Guerre civile écartée
Le danger de la guerre civile avait été évoqué avant le second tour de scrutin. La peur était réelle à trois semaines de la cérémonie d’ouverture des Jeux olympiques de Paris. Difficile, en revanche, d’imaginer une grande coalition «à l’allemande» dans un pays où chacun, sauf le Rassemblement national, continue de réclamer la victoire. La perspective d'un gouvernement technique, ou d'un cabinet d'experts, devient possible. La possibilité pour Emmanuel Macron de jouer la montre jusqu'à la fin des Jeux Olympiques, début septembre, est aussi sur la table. Le président pourrait en effet confier le pays à un gouvernement intérimaire chargé de gérer les «affaires courantes», au moins pendant le déroulement des JO. L'assemblée élue ce dimanche ouvrira sa nouvelle législature le 18 juillet. Elle ne peut pas être dissoute pendant un an.
Majorité relative
Emmanuel Macron a appelé à la prudence. Mais comment ce président pourrait-il accepter que le Nouveau Front populaire, arrivé au pouvoir avec une majorité relative, abroge certaines de ses réformes les plus symboliques comme celle repoussant l’âge de la retraite à 64 ans? Comment imaginer que Macron, l’ami des dirigeants d’entreprise, accepte une politique de hausse des salaires comme le préconise le programme du NFP ?

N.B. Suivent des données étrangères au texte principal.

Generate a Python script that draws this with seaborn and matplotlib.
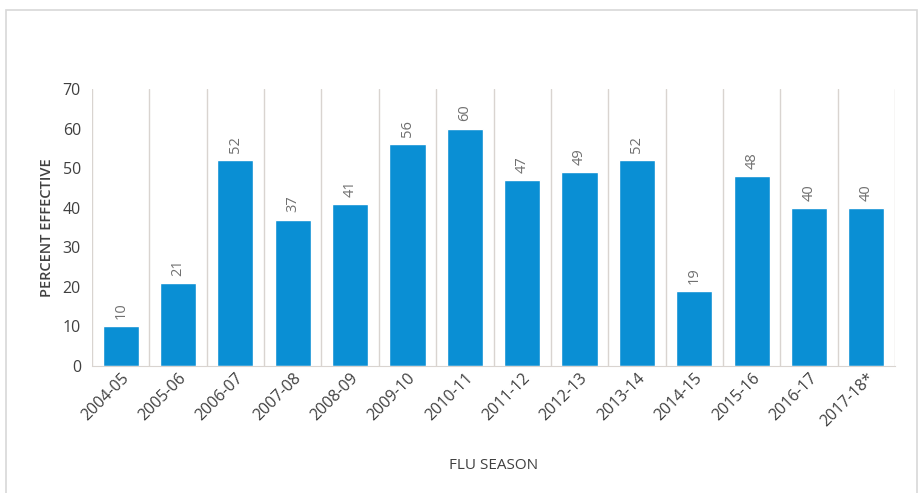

L’extrême droite ne gouvernera pas en France. De nombreux dirigeants européens, qui s’inquiétaient de voir Jordan Bardella devenir Premier ministre, sont soulagés. La satisfaction du Chancelier allemand Olaf Scholz est évidente. Mais rien n’est clair. La sidération demeure.
La France est écartelée en trois blocs. Tous ceux qui redoutent le poids de la gauche radicale brandissent leur inquiétude, alors que la liesse populaire était au rendez-vous pour saluer le «camp de la victoire». Emmanuel Macron a échoué à recomposer la vie politique française. Il est, à trois ans de la fin de son mandat, encore plus isolé dans son palais présidentiel.